Third: the difficulty is statistically tuned. The average solve length is about 4 guesses (out of 6). The win rate, across all players, is about 92%. Both of these numbers are deliberate. They put Wordle in the cognitive sweet spot where most players win most days, but not every day. The 8% loss rate is what makes the wins feel real.
What Wordle gets wrong
The streak system is the only consistent complaint, and it’s real. A 1,200-day Wordle streak — which a remarkable number of players have — is psychologically expensive to maintain. Priya Anand wrote about the small grief of breaking one a few months ago. The streak is, by far, the most stressful thing about Wordle. It’s also the thing most likely to keep players playing. Both of those statements are true.
The other minor complaint is the occasional unfair answer. “SWILL” on a Wednesday. “FAVOR” on a day when half the population guessed FLAVOR. These happen rarely — maybe once a month — and they’re not enough to materially change the win rate, but they’re the moments where Wordle’s otherwise-friendly difficulty curve briefly turns mean.
The verdict
Wordle is, four years in, the rare consumer product that has earned the right to its longevity. The puzzle is genuinely good. The daily limit is essential, not arbitrary. The share artifact is unimprovable. The difficulty is statistically tuned. The streak system is stressful but works.

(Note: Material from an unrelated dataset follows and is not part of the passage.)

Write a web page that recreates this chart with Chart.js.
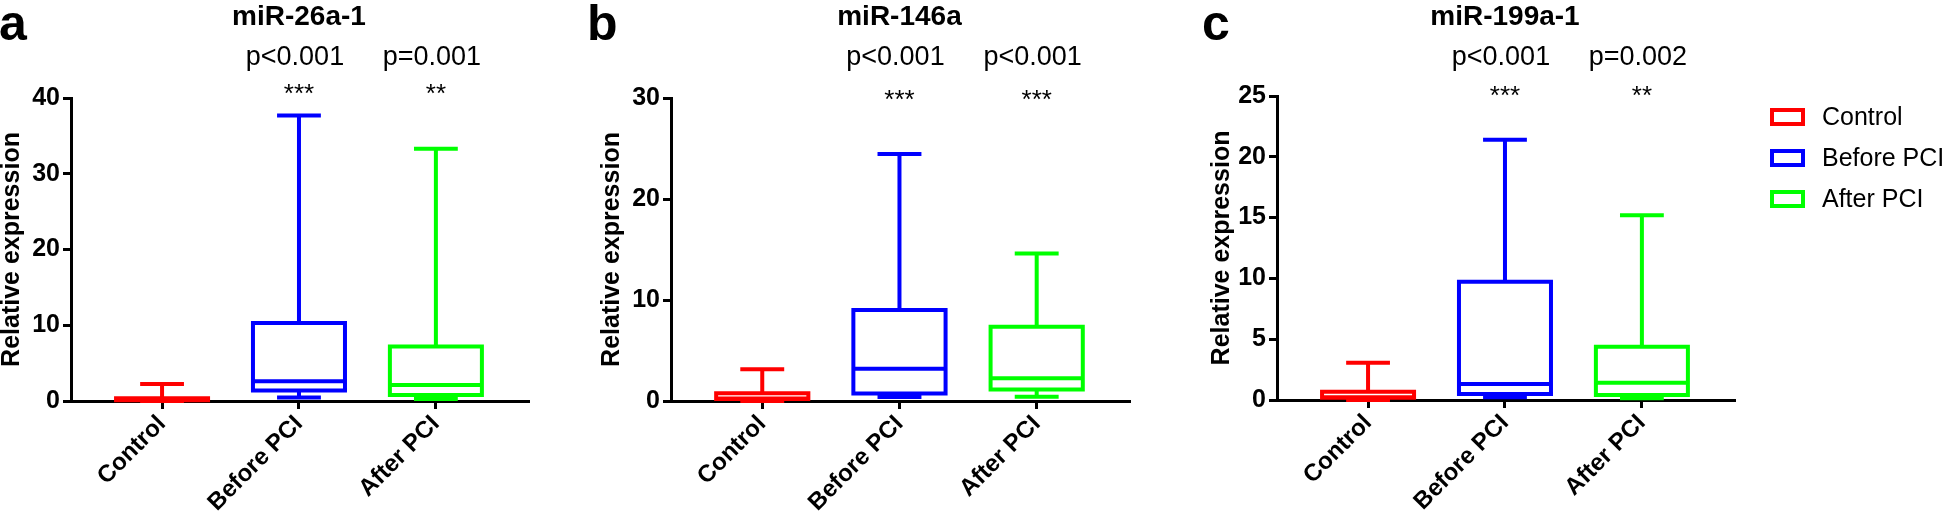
<!DOCTYPE html>
<html>
<head>
<meta charset="utf-8">
<script src="https://cdn.jsdelivr.net/npm/chart.js@4.4.0/dist/chart.umd.min.js"></script>
<style>
  html, body { margin: 0; padding: 0; background: #fff; }
  #wrap { position: relative; width: 1946px; height: 515px; overflow: hidden; }
  .panel { position: absolute; top: 0; height: 515px; }
  #pa { left: 0; width: 585px; }
  #pb { left: 585px; width: 615px; }
  #pc { left: 1200px; width: 746px; }
</style>
</head>
<body>
<div id="wrap">
  <div class="panel" id="pa"><canvas id="chartA" width="585" height="515"></canvas></div>
  <div class="panel" id="pb"><canvas id="chartB" width="615" height="515"></canvas></div>
  <div class="panel" id="pc"><canvas id="chartC" width="746" height="515"></canvas></div>
</div>
<script>
const categories = ['Control', 'Before PCI', 'After PCI'];
const groupColors = ['#ff0000', '#0000ff', '#00ff00'];

// five-number summaries: [min, q1, median, q3, max]
const mir26aControl = [0.0, 0.1, 0.2, 0.35, 2.25];
const mir26aBefore = [0.45, 1.4, 2.6, 10.3, 37.7];
const mir26aAfter = [0.25, 0.8, 2.1, 7.2, 33.3];

const mir146aControl = [0.0, 0.2, 0.25, 0.76, 3.15];
const mir146aBefore = [0.4, 0.75, 3.2, 9.0, 24.45];
const mir146aAfter = [0.43, 1.15, 2.25, 7.35, 14.6];

const mir199aControl = [0.0, 0.19, 0.22, 0.68, 3.07];
const mir199aBefore = [0.22, 0.49, 1.32, 9.73, 21.4];
const mir199aAfter = [0.14, 0.41, 1.42, 4.38, 15.2];

const panelTitles = ['miR-26a-1', 'miR-146a', 'miR-199a-1'];
const panelLetters = ['a', 'b', 'c'];
const pLabels26a = ['p<0.001', 'p=0.001'];
const pLabels146a = ['p<0.001', 'p<0.001'];
const pLabels199a = ['p<0.001', 'p=0.002'];
const stars26a = ['***', '**'];
const stars146a = ['***', '***'];
const stars199a = ['***', '**'];

const yMax = [40, 30, 25];
const yStep = [10, 10, 5];

Chart.defaults.font.family = '"Liberation Sans", Arial, sans-serif';
Chart.defaults.color = '#000';

const FONT = '"Liberation Sans", Arial, sans-serif';
const BOX_HALF = 0.336;
const CAP_HALF = 0.16;

// outline of one box-and-whisker, in data units (x = category index)
function boxPath(i, s) {
  const [min, q1, med, q3, max] = s;
  const gap = { x: i, y: null };
  return [
    { x: i, y: q1 }, { x: i + BOX_HALF, y: q1 }, { x: i + BOX_HALF, y: q3 },
    { x: i - BOX_HALF, y: q3 }, { x: i - BOX_HALF, y: q1 }, { x: i, y: q1 }, gap,
    { x: i - BOX_HALF, y: med }, { x: i + BOX_HALF, y: med }, gap,
    { x: i, y: q3 }, { x: i, y: max }, gap,
    { x: i - CAP_HALF, y: max }, { x: i + CAP_HALF, y: max }, gap,
    { x: i, y: q1 }, { x: i, y: min }, gap,
    { x: i - CAP_HALF, y: min }, { x: i + CAP_HALF, y: min }
  ];
}

function headerPlugin(p) {
  return {
    id: 'header' + p.letter,
    afterDraw(chart) {
      const ctx = chart.ctx;
      const x = chart.scales.x;
      ctx.save();
      ctx.fillStyle = '#000';
      ctx.textBaseline = 'alphabetic';
      ctx.textAlign = 'left';
      ctx.font = 'bold 50px ' + FONT;
      ctx.fillText(p.letter, p.letterX, 40);
      ctx.textAlign = 'center';
      ctx.font = 'bold 28px ' + FONT;
      ctx.fillText(p.title, x.getPixelForValue(1), 25);
      ctx.font = '27px ' + FONT;
      p.pLabels.forEach((t, k) => ctx.fillText(t, x.getPixelForValue(k + 1) - 4, 65));
      ctx.font = '26px ' + FONT;
      p.stars.forEach((t, k) => ctx.fillText(t, x.getPixelForValue(k + 1), p.starBase));
      ctx.restore();
    }
  };
}

const legendPlugin = {
  id: 'boxLegend',
  afterDraw(chart) {
    const { ctx, chartArea } = chart;
    ctx.save();
    ctx.lineWidth = 4;
    ctx.font = '25px ' + FONT;
    ctx.textBaseline = 'middle';
    ctx.textAlign = 'left';
    ctx.fillStyle = '#000';
    categories.forEach((c, k) => {
      const bx = chartArea.right + 37;
      const by = chartArea.top + 14 + k * 41;
      ctx.strokeStyle = groupColors[k];
      ctx.strokeRect(bx, by, 31, 14);
      ctx.fillText(c, chartArea.right + 87, by + 8);
    });
    ctx.restore();
  }
};

const panels = [
  { canvas: 'chartA', letter: panelLetters[0], title: panelTitles[0], series: [mir26aControl, mir26aBefore, mir26aAfter],
    pLabels: pLabels26a, stars: stars26a, yMax: yMax[0], yStep: yStep[0],
    padLeft: 0, padRight: 56, padTop: 98, yWidth: 71, xHeight: 114, letterX: -1, starBase: 102 },
  { canvas: 'chartB', letter: panelLetters[1], title: panelTitles[1], series: [mir146aControl, mir146aBefore, mir146aAfter],
    pLabels: pLabels146a, stars: stars146a, yMax: yMax[1], yStep: yStep[1],
    padLeft: 15, padRight: 70, padTop: 98, yWidth: 71, xHeight: 114, letterX: 2, starBase: 108 },
  { canvas: 'chartC', letter: panelLetters[2], title: panelTitles[2], series: [mir199aControl, mir199aBefore, mir199aAfter],
    pLabels: pLabels199a, stars: stars199a, yMax: yMax[2], yStep: yStep[2],
    padLeft: 10, padRight: 211, padTop: 96, yWidth: 67, xHeight: 115, letterX: 2, starBase: 104, legend: true }
];

function makeChart(p) {
  const datasets = p.series.map((s, i) => ({
    label: categories[i],
    data: boxPath(i, s),
    borderColor: groupColors[i],
    borderWidth: 4,
    pointRadius: 0,
    pointHoverRadius: 0,
    fill: false,
    tension: 0,
    spanGaps: false,
    clip: false,
    borderCapStyle: 'butt',
    borderJoinStyle: 'miter'
  }));

  const axisGrid = { drawOnChartArea: false, drawTicks: true, tickLength: 8, tickWidth: 3, tickColor: '#000' };
  const axisBorder = { display: true, color: '#000', width: 3 };

  const plugins = [headerPlugin(p)];
  if (p.legend) plugins.push(legendPlugin);

  return new Chart(document.getElementById(p.canvas), {
    type: 'line',
    data: { datasets },
    options: {
      responsive: false,
      animation: false,
      events: [],
      layout: { padding: { left: p.padLeft, right: p.padRight, top: p.padTop, bottom: 0 } },
      plugins: { legend: { display: false }, tooltip: { enabled: false } },
      scales: {
        x: {
          type: 'linear',
          min: -0.665,
          max: 2.68,
          afterBuildTicks: axis => { axis.ticks = categories.map((c, i) => ({ value: i })); },
          afterFit: axis => { axis.height = p.xHeight; },
          grid: axisGrid,
          border: axisBorder,
          ticks: {
            autoSkip: false,
            minRotation: 45,
            maxRotation: 45,
            padding: 1,
            color: '#000',
            font: { size: 24, weight: 'bold' },
            callback: v => categories[v]
          }
        },
        y: {
          min: 0,
          max: p.yMax,
          afterFit: axis => { axis.width = p.yWidth; },
          grid: axisGrid,
          border: axisBorder,
          ticks: { stepSize: p.yStep, padding: 3, color: '#000', font: { size: 25, weight: 'bold' } },
          title: {
            display: true,
            text: 'Relative expression',
            color: '#000',
            padding: 0,
            font: { size: 25, weight: 'bold', lineHeight: 1 }
          }
        }
      }
    },
    plugins: plugins
  });
}

panels.forEach(makeChart);
</script>
</body>
</html>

If you somehow have not played Wordle, install the NYT Games app tonight and play today’s puzzle. The starter word is CRANE or TRACE — the difference between them is statistical noise. Take your time. Read the clues. Don’t panic on guess three. Welcome to the club. We’ve been waiting for you.
Score: 5 / 5
Best for: literally everyone. The kindest two minutes in your day, four years running.
Skip if: you have somehow already played Wordle and disliked it. (We’d be slightly surprised.)